O Trio com piano nº 2, em Mi Bemol Maior, D. 929, data de Novembro de 1827 e foi também uma das últimas composições concluídas por Franz Schubert. Publicado pela Probst como Opus 100 no final de 1828, pouco antes da morte do compositor, e apresentado pela primeira vez numa festa privada, em Janeiro de 1828, para celebrar o noivado do amigo de escola de Schubert, Josef von Spaun, o Trio foi uma das raras composições do período final de Schubert que teve a possibilidade de ouvir serem executadas antes de sua morte. Tal como na peça anterior, também aqui o primeiro andamento, Allegro, se apresenta em forma de sonata. Sobejamente conhecido, Andante com motto, o segundo andamento, assume uma forma ternária dupla assimétrica e viu o tema principal ser usado como musica central no filme “Barry Lyndon”, de Stanley Kubrick, e numa enorme quantidade de outros filmes, séries e documentários. O terceiro andamento, Scherzo: Allegro moderato é uma peça animada em formato ternário duplo padrão. O quarto andamento, Allegro moderato, é em forma de sonata rondo e nele Schubert incluiu, em dois interlúdios, o tema de abertura do segundo movimento numa versão alterada.
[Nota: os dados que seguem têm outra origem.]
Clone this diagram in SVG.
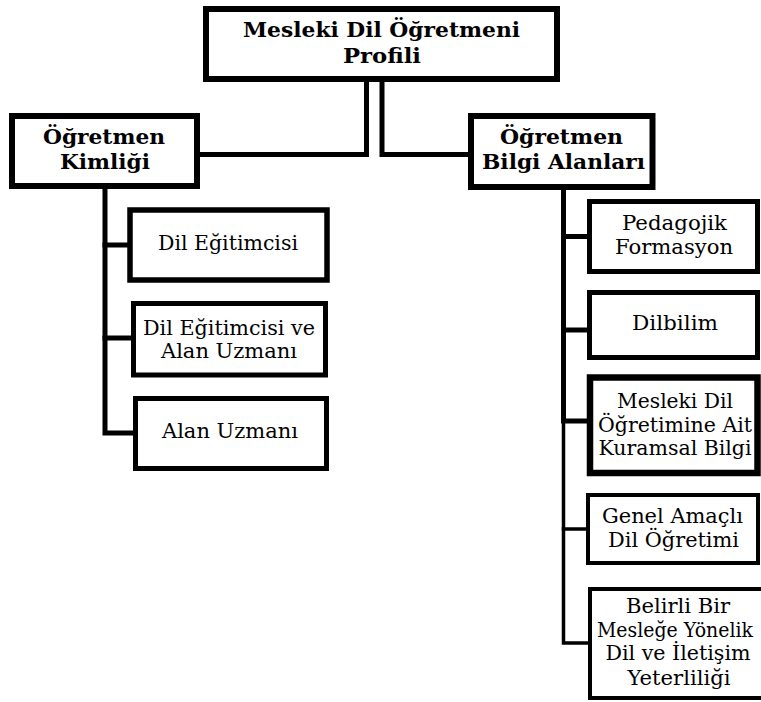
<svg xmlns="http://www.w3.org/2000/svg" width="761" height="702" viewBox="0 0 761 702">
<style>
  .box { fill: #ffffff; stroke: #000000; }
  .t { font-family: "DejaVu Serif", "Liberation Serif", serif; font-size: 21px; fill: #000000; text-anchor: middle; }
  .b { font-weight: bold; }
  .c { fill: none; stroke: #000000; stroke-linejoin: miter; stroke-linecap: square; }
</style>
<rect width="761" height="702" fill="#ffffff"/>
<g id="connectors">
  <polyline class="c" stroke-width="5" points="366.5,82 366.5,154.5 200,154.5"/>
  <polyline class="c" stroke-width="5" points="382,82 382,154.5 468,154.5"/>
  <polyline class="c" stroke-width="5" points="105,189 105,433 133,433"/>
  <line class="c" stroke-width="5" x1="105" y1="245" x2="127" y2="245"/>
  <line class="c" stroke-width="5" x1="105" y1="338" x2="131" y2="338"/>
  <polyline class="c" stroke-width="5" points="563.5,190 563.5,421 587,421"/>
  <line class="c" stroke-width="5" x1="563.5" y1="236.5" x2="587" y2="236.5"/>
  <line class="c" stroke-width="5" x1="563.5" y1="330" x2="587" y2="330"/>
  <polyline class="c" stroke-width="3.5" points="563.5,421 563.5,643 588,643"/>
  <line class="c" stroke-width="3.5" x1="563.5" y1="529" x2="586" y2="529"/>
</g>
<g id="root">
  <rect class="box" stroke-width="6" x="206" y="9" width="351" height="70"/>
  <text class="t b" x="381.5" y="37" textLength="277" lengthAdjust="spacingAndGlyphs">Mesleki Dil Öğretmeni</text>
  <text class="t b" x="382" y="63" textLength="78" lengthAdjust="spacingAndGlyphs">Profili</text>
</g>
<g id="ogretmen-kimligi">
  <rect class="box" stroke-width="6" x="12" y="116" width="185" height="70"/>
  <text class="t b" x="104" y="144" textLength="122" lengthAdjust="spacingAndGlyphs">Öğretmen</text>
  <text class="t b" x="105" y="169" textLength="90" lengthAdjust="spacingAndGlyphs">Kimliği</text>
</g>
<g id="dil-egitimcisi">
  <rect class="box" stroke-width="5.5" x="130" y="210" width="197" height="70"/>
  <text class="t" x="228" y="250" textLength="140" lengthAdjust="spacingAndGlyphs">Dil Eğitimcisi</text>
</g>
<g id="dil-egitimcisi-ve-alan-uzmani">
  <rect class="box" stroke-width="5" x="133.5" y="303.5" width="192" height="71.5"/>
  <text class="t" x="229" y="335" textLength="172" lengthAdjust="spacingAndGlyphs">Dil Eğitimcisi ve</text>
  <text class="t" x="229" y="358" textLength="136" lengthAdjust="spacingAndGlyphs">Alan Uzmanı</text>
</g>
<g id="alan-uzmani">
  <rect class="box" stroke-width="5" x="135.5" y="398.5" width="191" height="70"/>
  <text class="t" x="230" y="438" textLength="136" lengthAdjust="spacingAndGlyphs">Alan Uzmanı</text>
</g>
<g id="ogretmen-bilgi-alanlari">
  <rect class="box" stroke-width="6" x="471" y="116" width="181.5" height="71"/>
  <text class="t b" x="561.5" y="144" textLength="123" lengthAdjust="spacingAndGlyphs">Öğretmen</text>
  <text class="t b" x="563.5" y="169" textLength="163" lengthAdjust="spacingAndGlyphs">Bilgi Alanları</text>
</g>
<g id="pedagojik-formasyon">
  <rect class="box" stroke-width="5" x="589.5" y="201.5" width="168" height="70"/>
  <text class="t" x="674.5" y="230" textLength="105" lengthAdjust="spacingAndGlyphs">Pedagojik</text>
  <text class="t" x="674" y="254" textLength="118" lengthAdjust="spacingAndGlyphs">Formasyon</text>
</g>
<g id="dilbilim">
  <rect class="box" stroke-width="5" x="589.5" y="292.5" width="168" height="65"/>
  <text class="t" x="675" y="330" textLength="86" lengthAdjust="spacingAndGlyphs">Dilbilim</text>
</g>
<g id="mesleki-dil-ogretimine-ait-kuramsal-bilgi">
  <rect class="box" stroke-width="6.5" x="590" y="377.5" width="167.5" height="95.5"/>
  <text class="t" x="675" y="408" textLength="116" lengthAdjust="spacingAndGlyphs">Mesleki Dil</text>
  <text class="t" x="675" y="432" textLength="154" lengthAdjust="spacingAndGlyphs">Öğretimine Ait</text>
  <text class="t" x="675" y="455" textLength="153" lengthAdjust="spacingAndGlyphs">Kuramsal Bilgi</text>
</g>
<g id="genel-amacli-dil-ogretimi">
  <rect class="box" stroke-width="4" x="588" y="495" width="170" height="68"/>
  <text class="t" x="672.5" y="523" textLength="141" lengthAdjust="spacingAndGlyphs">Genel Amaçlı</text>
  <text class="t" x="673.5" y="547" textLength="131" lengthAdjust="spacingAndGlyphs">Dil Öğretimi</text>
</g>
<g id="belirli-bir-meslege-yonelik">
  <rect class="box" stroke-width="4" x="590" y="589" width="182" height="109"/>
  <text class="t" x="678" y="613" textLength="104" lengthAdjust="spacingAndGlyphs">Belirli Bir</text>
  <text class="t" x="675" y="637" textLength="156" lengthAdjust="spacingAndGlyphs">Mesleğe Yönelik</text>
  <text class="t" x="678" y="660" textLength="145" lengthAdjust="spacingAndGlyphs">Dil ve İletişim</text>
  <text class="t" x="679" y="685" textLength="103" lengthAdjust="spacingAndGlyphs">Yeterliliği</text>
</g>
</svg>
O final da interpretação desta última peça teve num veemente e prolongado aplauso a eloquente demonstração do apreço do público pelo excepcional serão proporcionado. Os músicos responderam agradecidos com a interpretação do Notturno para Trio com piano, do mesmo Schubert, uma peça inicialmente pensada para o segundo andamento do Trio com piano n.º 1 e que acabou por ser recomposta e assumir uma faceta completamente nova. Ficou o Notturno - ou “Adagio”, para alguns - “pendurado”, mas não esquecido, a ponto de ser oferecido ao público num extraordinário “encore”. Beethoven dizia que as peças de Schubert o faziam sentir-se no paraíso, e foi um vislumbre do paraíso que Burmester, Meireles e Quaresma ofereceram aos presentes, com uma peça emotiva, rica em matizes sonoros, de uma grande harmonia e que, verdadeiramente, nos fez ver aquilo que somos. Franz Schubert morreu a 19 de Novembro de 1828, em Viena, com 31 anos de idade. Está sepultado no cemitério de Währinger, muito próximo de Ludwig van Beethoven, compositor que venerou em vida. No seu epitáfio, escrito pelo poeta Franz Grillparzer, podemos ler: “A arte da música enterrou aqui grandes riquezas, e esperanças ainda maiores”.